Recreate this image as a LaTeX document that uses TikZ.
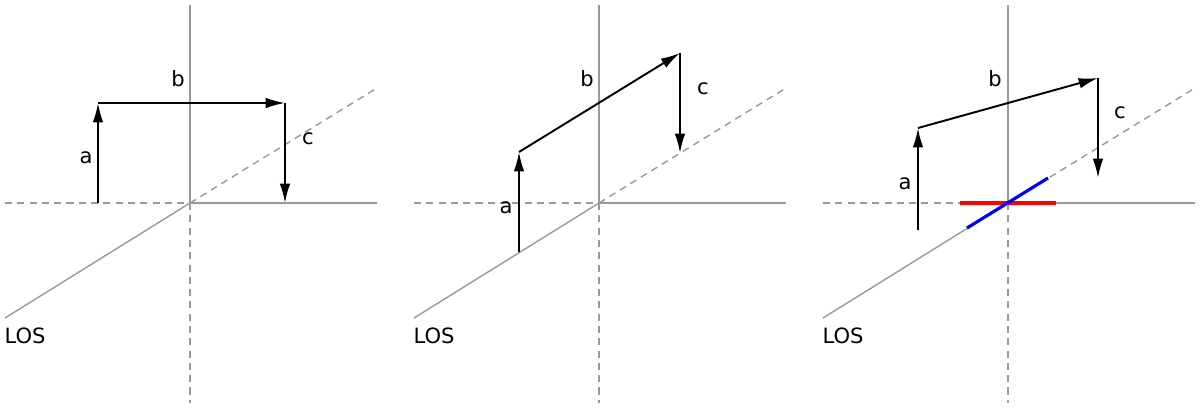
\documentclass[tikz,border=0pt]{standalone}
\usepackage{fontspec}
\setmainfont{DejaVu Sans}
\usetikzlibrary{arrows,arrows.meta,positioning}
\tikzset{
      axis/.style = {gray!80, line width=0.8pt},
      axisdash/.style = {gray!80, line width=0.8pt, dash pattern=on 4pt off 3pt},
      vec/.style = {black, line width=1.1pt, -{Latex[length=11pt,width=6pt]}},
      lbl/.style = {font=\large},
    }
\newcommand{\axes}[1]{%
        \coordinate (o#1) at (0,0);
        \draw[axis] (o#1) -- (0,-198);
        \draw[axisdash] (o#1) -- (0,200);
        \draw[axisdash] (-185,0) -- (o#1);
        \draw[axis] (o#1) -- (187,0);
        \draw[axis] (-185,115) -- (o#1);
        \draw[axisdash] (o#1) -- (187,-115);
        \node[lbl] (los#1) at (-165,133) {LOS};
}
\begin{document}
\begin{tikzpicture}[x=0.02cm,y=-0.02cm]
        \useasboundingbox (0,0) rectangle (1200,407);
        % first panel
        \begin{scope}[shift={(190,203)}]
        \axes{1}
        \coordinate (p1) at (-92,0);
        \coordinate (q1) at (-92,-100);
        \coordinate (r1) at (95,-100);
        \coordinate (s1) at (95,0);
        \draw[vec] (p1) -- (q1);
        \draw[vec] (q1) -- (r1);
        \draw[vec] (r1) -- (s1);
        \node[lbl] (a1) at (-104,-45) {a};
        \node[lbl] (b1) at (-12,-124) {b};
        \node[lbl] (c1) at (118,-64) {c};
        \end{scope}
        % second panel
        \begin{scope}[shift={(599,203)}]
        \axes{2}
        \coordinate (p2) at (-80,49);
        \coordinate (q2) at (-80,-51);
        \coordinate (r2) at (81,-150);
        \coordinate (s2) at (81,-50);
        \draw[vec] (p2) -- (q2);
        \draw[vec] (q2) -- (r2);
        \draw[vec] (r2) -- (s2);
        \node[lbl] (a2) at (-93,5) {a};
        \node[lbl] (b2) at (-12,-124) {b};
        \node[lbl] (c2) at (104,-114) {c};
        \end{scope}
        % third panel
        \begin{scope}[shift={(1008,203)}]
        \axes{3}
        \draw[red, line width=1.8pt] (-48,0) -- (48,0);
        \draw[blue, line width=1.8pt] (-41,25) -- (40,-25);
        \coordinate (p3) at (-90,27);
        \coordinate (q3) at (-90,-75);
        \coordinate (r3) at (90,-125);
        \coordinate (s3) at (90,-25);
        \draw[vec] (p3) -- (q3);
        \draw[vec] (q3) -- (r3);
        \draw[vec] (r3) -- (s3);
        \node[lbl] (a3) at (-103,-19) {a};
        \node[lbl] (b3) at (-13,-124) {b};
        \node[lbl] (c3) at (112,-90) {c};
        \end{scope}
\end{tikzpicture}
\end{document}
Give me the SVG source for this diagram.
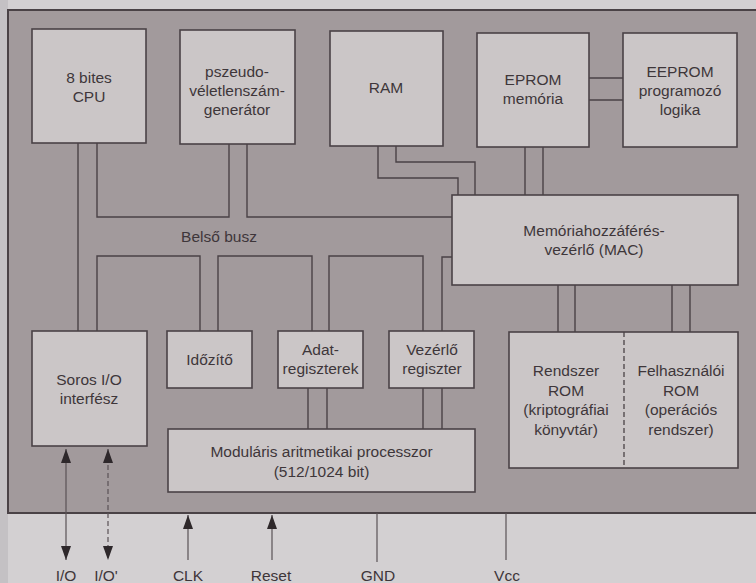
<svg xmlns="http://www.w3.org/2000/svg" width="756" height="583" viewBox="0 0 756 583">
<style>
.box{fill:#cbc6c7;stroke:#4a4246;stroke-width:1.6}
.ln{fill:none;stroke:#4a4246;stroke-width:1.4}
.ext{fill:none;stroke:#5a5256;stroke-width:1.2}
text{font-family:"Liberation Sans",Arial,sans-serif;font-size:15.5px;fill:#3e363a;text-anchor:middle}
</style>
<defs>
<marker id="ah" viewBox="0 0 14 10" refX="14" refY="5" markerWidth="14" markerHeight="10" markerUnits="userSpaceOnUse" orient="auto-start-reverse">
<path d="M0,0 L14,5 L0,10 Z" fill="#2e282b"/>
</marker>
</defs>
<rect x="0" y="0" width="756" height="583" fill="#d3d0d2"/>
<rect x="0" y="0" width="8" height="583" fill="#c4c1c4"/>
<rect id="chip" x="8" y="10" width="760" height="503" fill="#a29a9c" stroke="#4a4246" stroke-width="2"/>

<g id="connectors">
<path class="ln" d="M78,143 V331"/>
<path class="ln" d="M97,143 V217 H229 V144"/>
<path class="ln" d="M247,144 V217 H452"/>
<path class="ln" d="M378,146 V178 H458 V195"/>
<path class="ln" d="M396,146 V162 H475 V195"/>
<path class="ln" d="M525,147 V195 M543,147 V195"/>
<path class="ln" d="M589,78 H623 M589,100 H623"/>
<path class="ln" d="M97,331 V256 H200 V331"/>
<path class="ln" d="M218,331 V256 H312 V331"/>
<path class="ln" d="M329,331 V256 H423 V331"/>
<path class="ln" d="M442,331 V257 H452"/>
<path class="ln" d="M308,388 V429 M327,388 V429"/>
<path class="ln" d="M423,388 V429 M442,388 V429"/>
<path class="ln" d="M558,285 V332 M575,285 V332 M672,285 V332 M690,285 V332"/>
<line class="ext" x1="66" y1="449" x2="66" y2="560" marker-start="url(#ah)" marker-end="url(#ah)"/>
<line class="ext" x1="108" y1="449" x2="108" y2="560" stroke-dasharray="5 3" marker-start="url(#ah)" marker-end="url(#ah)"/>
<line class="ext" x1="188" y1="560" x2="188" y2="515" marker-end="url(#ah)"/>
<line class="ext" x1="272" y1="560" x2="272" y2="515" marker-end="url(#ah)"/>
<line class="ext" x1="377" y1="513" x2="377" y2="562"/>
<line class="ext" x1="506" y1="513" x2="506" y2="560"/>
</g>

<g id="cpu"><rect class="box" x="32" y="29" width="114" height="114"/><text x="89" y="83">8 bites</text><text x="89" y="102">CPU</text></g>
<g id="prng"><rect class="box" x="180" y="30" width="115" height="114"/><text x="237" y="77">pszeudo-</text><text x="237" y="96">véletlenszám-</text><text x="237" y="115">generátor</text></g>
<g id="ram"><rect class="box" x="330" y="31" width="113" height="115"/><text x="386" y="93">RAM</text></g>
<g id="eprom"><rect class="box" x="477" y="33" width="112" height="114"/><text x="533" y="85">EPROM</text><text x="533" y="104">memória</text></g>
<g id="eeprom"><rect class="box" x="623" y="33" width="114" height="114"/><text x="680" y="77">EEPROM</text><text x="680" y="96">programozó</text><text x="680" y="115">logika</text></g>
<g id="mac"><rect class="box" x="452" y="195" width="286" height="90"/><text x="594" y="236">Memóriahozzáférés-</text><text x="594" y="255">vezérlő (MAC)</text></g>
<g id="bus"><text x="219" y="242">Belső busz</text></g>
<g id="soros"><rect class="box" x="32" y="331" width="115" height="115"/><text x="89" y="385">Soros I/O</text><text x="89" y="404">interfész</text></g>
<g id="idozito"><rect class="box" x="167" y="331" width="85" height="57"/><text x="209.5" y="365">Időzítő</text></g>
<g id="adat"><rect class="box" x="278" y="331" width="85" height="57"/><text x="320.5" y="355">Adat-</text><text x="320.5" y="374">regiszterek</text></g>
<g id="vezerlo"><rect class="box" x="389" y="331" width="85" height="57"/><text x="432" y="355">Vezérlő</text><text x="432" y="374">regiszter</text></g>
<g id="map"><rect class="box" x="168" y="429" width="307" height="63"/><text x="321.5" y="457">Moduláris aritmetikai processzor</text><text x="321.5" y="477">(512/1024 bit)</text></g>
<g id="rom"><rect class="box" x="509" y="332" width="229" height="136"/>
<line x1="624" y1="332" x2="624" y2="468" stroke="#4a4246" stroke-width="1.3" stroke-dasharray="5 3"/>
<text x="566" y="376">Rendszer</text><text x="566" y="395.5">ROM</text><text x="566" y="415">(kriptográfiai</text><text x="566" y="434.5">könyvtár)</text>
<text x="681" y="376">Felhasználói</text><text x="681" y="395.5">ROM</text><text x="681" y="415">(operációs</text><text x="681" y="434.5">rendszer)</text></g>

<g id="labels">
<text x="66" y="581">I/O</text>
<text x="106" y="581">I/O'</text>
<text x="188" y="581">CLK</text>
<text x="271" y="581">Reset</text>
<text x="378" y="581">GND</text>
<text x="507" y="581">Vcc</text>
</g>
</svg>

◇ ◇ ◇ ◇ ◇

» **GIVEN INSTRUCTION**: Look back over the material above and state how many lines hold the word "this". Write the number and nothing else.

» **EXPECTED OUTPUT**: 2